_Directions for this task:_ The data below is to be returned in full and exactly.

— Start Collected material —

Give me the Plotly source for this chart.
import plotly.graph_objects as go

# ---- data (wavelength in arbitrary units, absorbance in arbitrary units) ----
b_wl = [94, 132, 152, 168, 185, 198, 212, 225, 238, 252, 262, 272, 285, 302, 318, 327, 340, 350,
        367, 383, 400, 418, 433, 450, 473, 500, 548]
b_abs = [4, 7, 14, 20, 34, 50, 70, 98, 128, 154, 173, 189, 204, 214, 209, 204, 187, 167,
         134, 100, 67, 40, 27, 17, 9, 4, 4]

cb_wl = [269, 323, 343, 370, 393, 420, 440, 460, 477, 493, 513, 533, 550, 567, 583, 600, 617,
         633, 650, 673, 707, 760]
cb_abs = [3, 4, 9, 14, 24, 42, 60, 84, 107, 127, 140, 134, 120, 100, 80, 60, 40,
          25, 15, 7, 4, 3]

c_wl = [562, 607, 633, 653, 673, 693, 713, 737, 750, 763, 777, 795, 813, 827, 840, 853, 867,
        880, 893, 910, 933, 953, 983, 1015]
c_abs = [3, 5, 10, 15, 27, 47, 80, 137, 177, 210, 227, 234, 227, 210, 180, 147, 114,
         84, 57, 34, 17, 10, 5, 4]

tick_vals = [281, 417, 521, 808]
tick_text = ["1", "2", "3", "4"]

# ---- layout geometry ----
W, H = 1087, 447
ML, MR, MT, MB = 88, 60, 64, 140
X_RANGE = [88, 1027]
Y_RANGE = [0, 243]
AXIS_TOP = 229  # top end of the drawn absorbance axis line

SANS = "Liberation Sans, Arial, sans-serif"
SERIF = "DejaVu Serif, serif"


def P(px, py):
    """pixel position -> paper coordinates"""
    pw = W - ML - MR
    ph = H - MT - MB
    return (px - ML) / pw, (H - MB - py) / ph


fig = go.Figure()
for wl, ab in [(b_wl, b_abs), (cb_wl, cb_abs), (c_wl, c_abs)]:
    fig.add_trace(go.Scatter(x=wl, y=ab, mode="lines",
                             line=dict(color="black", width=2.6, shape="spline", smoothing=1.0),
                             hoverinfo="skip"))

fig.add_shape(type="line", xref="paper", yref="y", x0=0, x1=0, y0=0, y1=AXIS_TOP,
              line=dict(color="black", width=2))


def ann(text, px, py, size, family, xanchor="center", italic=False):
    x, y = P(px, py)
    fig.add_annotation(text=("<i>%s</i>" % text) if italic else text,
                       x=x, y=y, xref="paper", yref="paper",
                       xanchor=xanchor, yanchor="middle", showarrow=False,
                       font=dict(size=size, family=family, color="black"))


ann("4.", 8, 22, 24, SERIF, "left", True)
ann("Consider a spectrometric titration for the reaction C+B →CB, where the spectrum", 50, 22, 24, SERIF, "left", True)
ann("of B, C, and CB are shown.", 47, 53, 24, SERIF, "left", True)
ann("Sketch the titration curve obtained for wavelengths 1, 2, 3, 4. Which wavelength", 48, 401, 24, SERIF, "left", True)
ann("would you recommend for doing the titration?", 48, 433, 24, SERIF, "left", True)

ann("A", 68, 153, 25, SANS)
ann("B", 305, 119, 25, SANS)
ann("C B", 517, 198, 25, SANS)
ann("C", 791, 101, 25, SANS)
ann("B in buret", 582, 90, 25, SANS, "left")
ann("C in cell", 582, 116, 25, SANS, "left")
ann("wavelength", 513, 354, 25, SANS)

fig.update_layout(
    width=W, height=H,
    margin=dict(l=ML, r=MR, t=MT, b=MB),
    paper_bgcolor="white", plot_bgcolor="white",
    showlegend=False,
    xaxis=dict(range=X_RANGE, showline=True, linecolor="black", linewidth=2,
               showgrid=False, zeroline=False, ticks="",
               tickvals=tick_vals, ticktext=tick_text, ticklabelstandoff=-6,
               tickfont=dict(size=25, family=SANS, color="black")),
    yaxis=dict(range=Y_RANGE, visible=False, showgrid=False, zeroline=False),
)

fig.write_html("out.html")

— End Collected material —

_Response to this task:_
Give me the Plotly source for this chart.
import plotly.graph_objects as go

# ---- data (wavelength in arbitrary units, absorbance in arbitrary units) ----
b_wl = [94, 132, 152, 168, 185, 198, 212, 225, 238, 252, 262, 272, 285, 302, 318, 327, 340, 350,
        367, 383, 400, 418, 433, 450, 473, 500, 548]
b_abs = [4, 7, 14, 20, 34, 50, 70, 98, 128, 154, 173, 189, 204, 214, 209, 204, 187, 167,
         134, 100, 67, 40, 27, 17, 9, 4, 4]

cb_wl = [269, 323, 343, 370, 393, 420, 440, 460, 477, 493, 513, 533, 550, 567, 583, 600, 617,
         633, 650, 673, 707, 760]
cb_abs = [3, 4, 9, 14, 24, 42, 60, 84, 107, 127, 140, 134, 120, 100, 80, 60, 40,
          25, 15, 7, 4, 3]

c_wl = [562, 607, 633, 653, 673, 693, 713, 737, 750, 763, 777, 795, 813, 827, 840, 853, 867,
        880, 893, 910, 933, 953, 983, 1015]
c_abs = [3, 5, 10, 15, 27, 47, 80, 137, 177, 210, 227, 234, 227, 210, 180, 147, 114,
         84, 57, 34, 17, 10, 5, 4]

tick_vals = [281, 417, 521, 808]
tick_text = ["1", "2", "3", "4"]

# ---- layout geometry ----
W, H = 1087, 447
ML, MR, MT, MB = 88, 60, 64, 140
X_RANGE = [88, 1027]
Y_RANGE = [0, 243]
AXIS_TOP = 229  # top end of the drawn absorbance axis line

SANS = "Liberation Sans, Arial, sans-serif"
SERIF = "DejaVu Serif, serif"


def P(px, py):
    """pixel position -> paper coordinates"""
    pw = W - ML - MR
    ph = H - MT - MB
    return (px - ML) / pw, (H - MB - py) / ph


fig = go.Figure()
for wl, ab in [(b_wl, b_abs), (cb_wl, cb_abs), (c_wl, c_abs)]:
    fig.add_trace(go.Scatter(x=wl, y=ab, mode="lines",
                             line=dict(color="black", width=2.6, shape="spline", smoothing=1.0),
                             hoverinfo="skip"))

fig.add_shape(type="line", xref="paper", yref="y", x0=0, x1=0, y0=0, y1=AXIS_TOP,
              line=dict(color="black", width=2))


def ann(text, px, py, size, family, xanchor="center", italic=False):
    x, y = P(px, py)
    fig.add_annotation(text=("<i>%s</i>" % text) if italic else text,
                       x=x, y=y, xref="paper", yref="paper",
                       xanchor=xanchor, yanchor="middle", showarrow=False,
                       font=dict(size=size, family=family, color="black"))


ann("4.", 8, 22, 24, SERIF, "left", True)
ann("Consider a spectrometric titration for the reaction C+B →CB, where the spectrum", 50, 22, 24, SERIF, "left", True)
ann("of B, C, and CB are shown.", 47, 53, 24, SERIF, "left", True)
ann("Sketch the titration curve obtained for wavelengths 1, 2, 3, 4. Which wavelength", 48, 401, 24, SERIF, "left", True)
ann("would you recommend for doing the titration?", 48, 433, 24, SERIF, "left", True)

ann("A", 68, 153, 25, SANS)
ann("B", 305, 119, 25, SANS)
ann("C B", 517, 198, 25, SANS)
ann("C", 791, 101, 25, SANS)
ann("B in buret", 582, 90, 25, SANS, "left")
ann("C in cell", 582, 116, 25, SANS, "left")
ann("wavelength", 513, 354, 25, SANS)

fig.update_layout(
    width=W, height=H,
    margin=dict(l=ML, r=MR, t=MT, b=MB),
    paper_bgcolor="white", plot_bgcolor="white",
    showlegend=False,
    xaxis=dict(range=X_RANGE, showline=True, linecolor="black", linewidth=2,
               showgrid=False, zeroline=False, ticks="",
               tickvals=tick_vals, ticktext=tick_text, ticklabelstandoff=-6,
               tickfont=dict(size=25, family=SANS, color="black")),
    yaxis=dict(range=Y_RANGE, visible=False, showgrid=False, zeroline=False),
)

fig.write_html("out.html")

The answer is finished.